The fully executed settlement agreement provides that (1) defendant will pay $7,750,000 for past claims and the right to pay future royalties in accordance with the settlement agreement; (2) defendant will pay all costs of settlement notice and administration and distribution of the settlement fund; (3) defendant will pay a reasonable incentive award to named plaintiff, up to .6 per cent of the fund, i.e. $48,923.45; and (4) defendant has stopped deducting conservation fees from its royalty payments. In return for defendant's performance, the settlement class members will amend their leases to allow payment of future royalties in accordance with the settlement agreement and release all settled claims, including any claims for underpayment of royalties.

The fund will be distributed to class members on a pro rata basis according to past royalty payments. Each class member's share of the settlement fund is determined by calculating that class member's total payments as a fraction of all settlement class members' total payments. The allocation formula discounts payments made before September 1, 2003 by 50 per cent based on the Court's order that claims for those payments are barred by the statute of limitations. See Memorandum And Order (Doc. #161) filed August 1, 2012.

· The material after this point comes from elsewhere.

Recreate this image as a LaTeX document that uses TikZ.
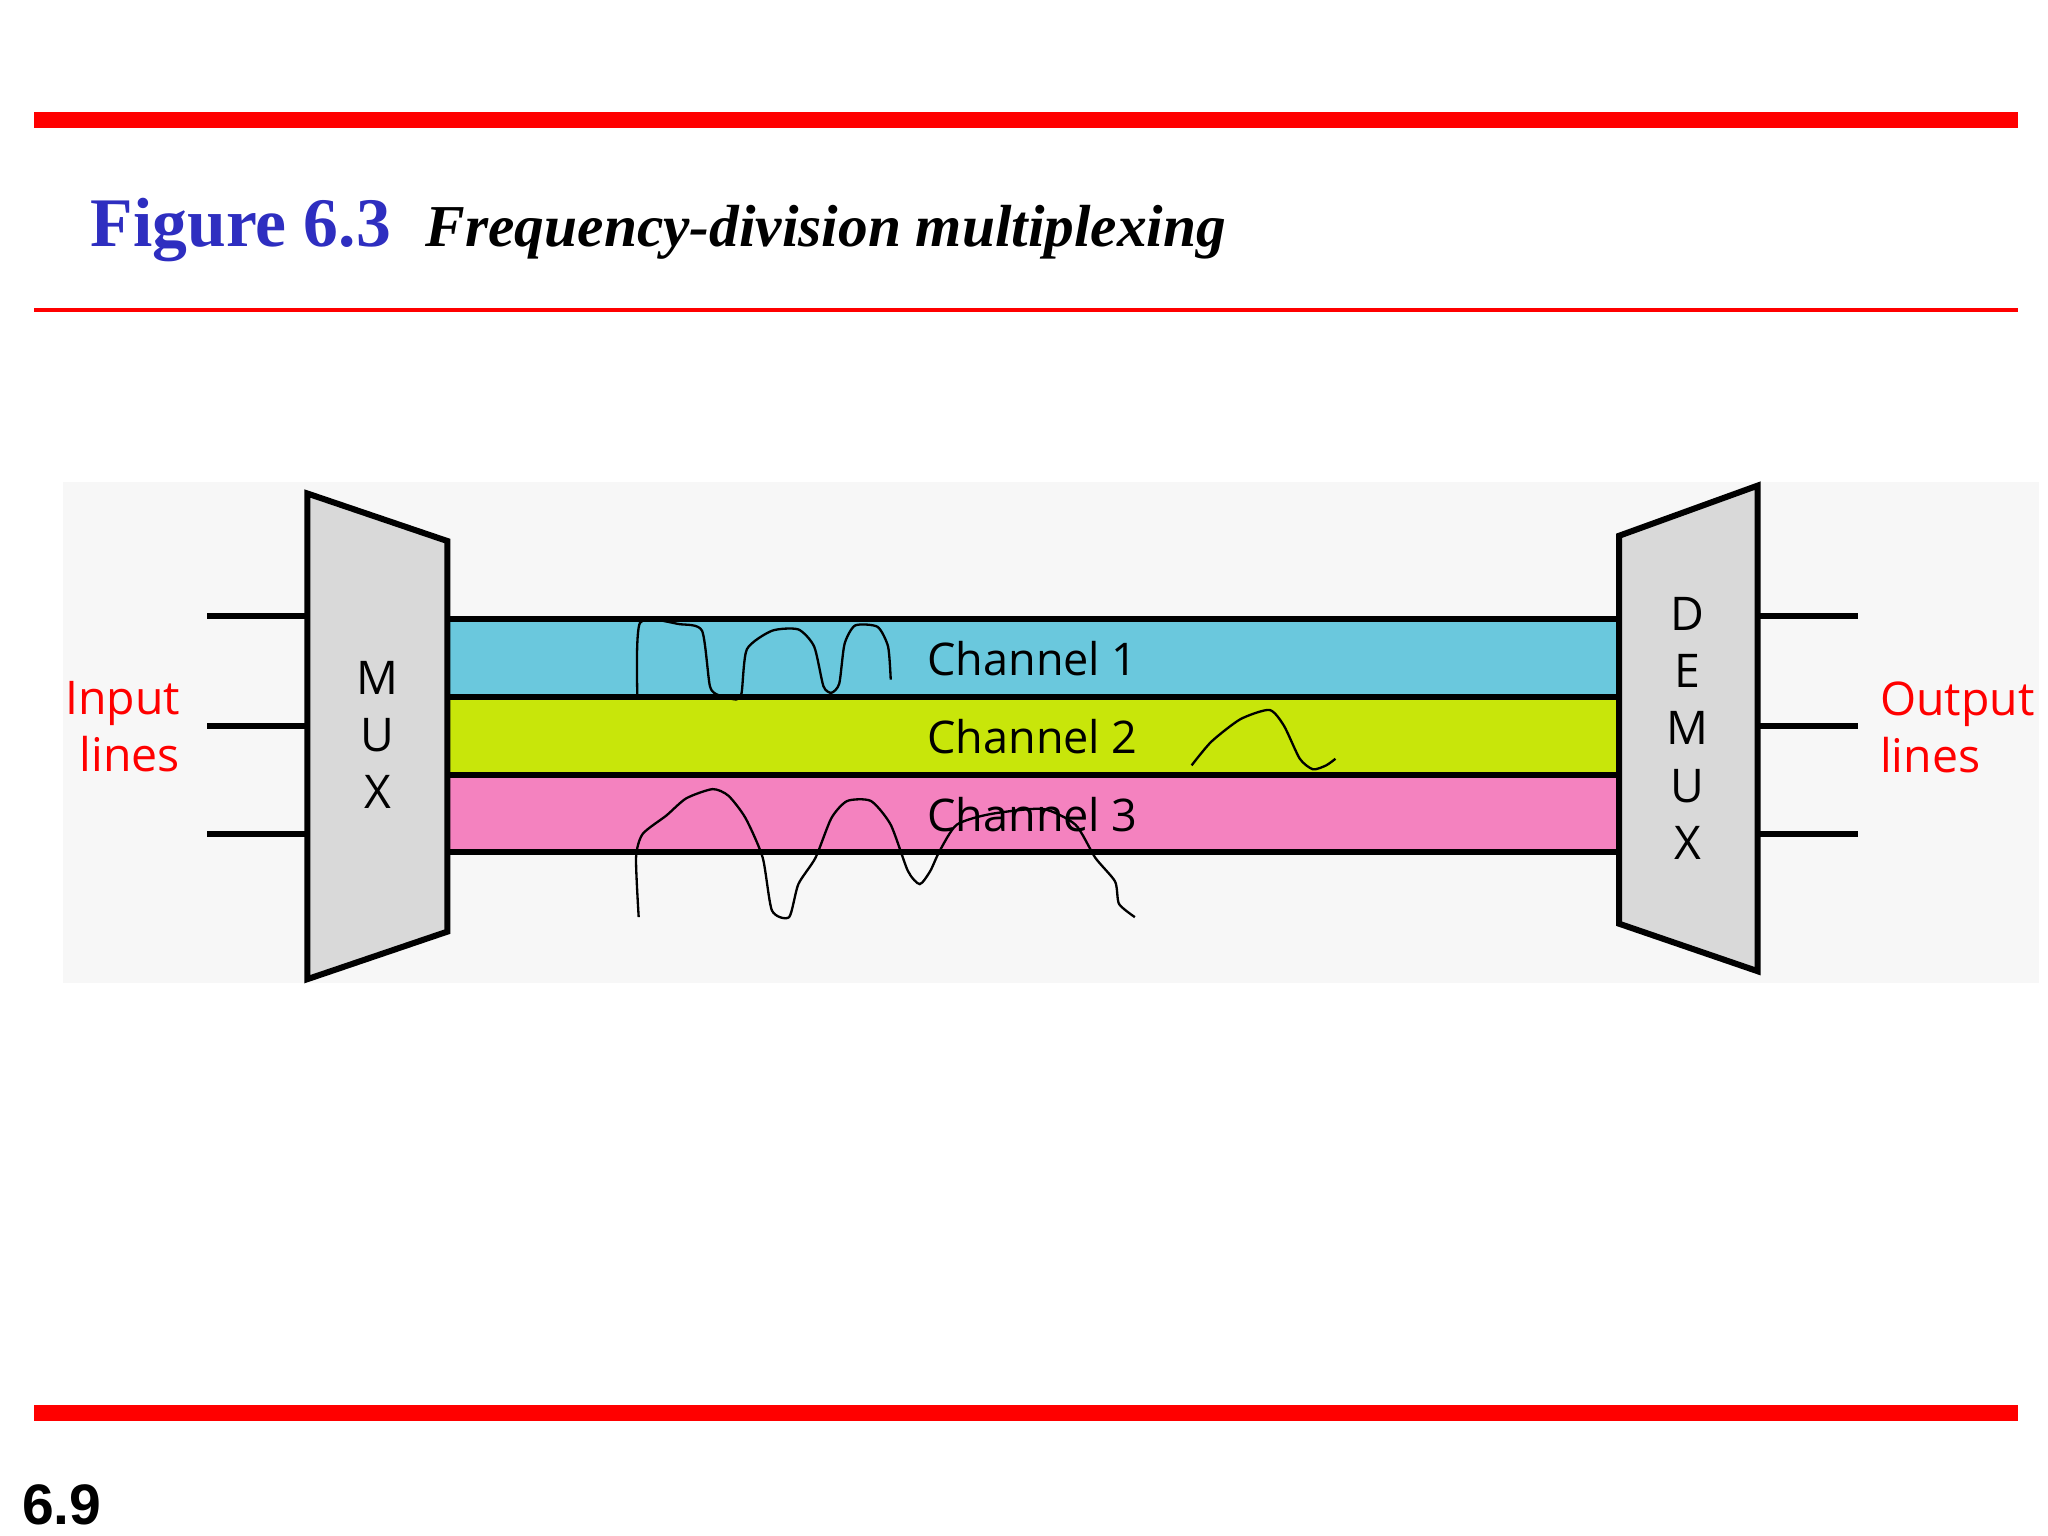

The allocation formula is: "A = [((B ÷ 2) + C) ÷ ((D ÷ 2) + E)] * F"; where:

A= Allocated share to the Settlement Class Member
B = the amount paid by Merit to the Settlement Class Member during the period from January 1, 1998 through August 31, 2003 on the production of Natural Gas, Helium and Liquids
C = the amount paid by Merit to the Settlement Class Member during the period from September 1, 2003 through December 31, 2012 on the production of Natural Gas, Helium and Liquids
D = All amounts paid by Merit to all Settlement Class Members during the period from January 1, 1998 through August 31, 2003.
E = All amounts paid by Merit to all Settlement Class Members during the period from September 1, 2003 through December 31, 2012.
F = Net Settlement Class Fund
Plan Of Administration And Distribution, attached as Ex. 2 to Plaintiff Class's Memorandum In Support Of Motion For Final Approval Of Class Settlement And For Approval Of Plan Administration And Distribution (Doc. #201). Plaintiff's plan of distribution includes additional details regarding the distribution of settlement funds including heirship notification, timing and method of distribution, etc. Id.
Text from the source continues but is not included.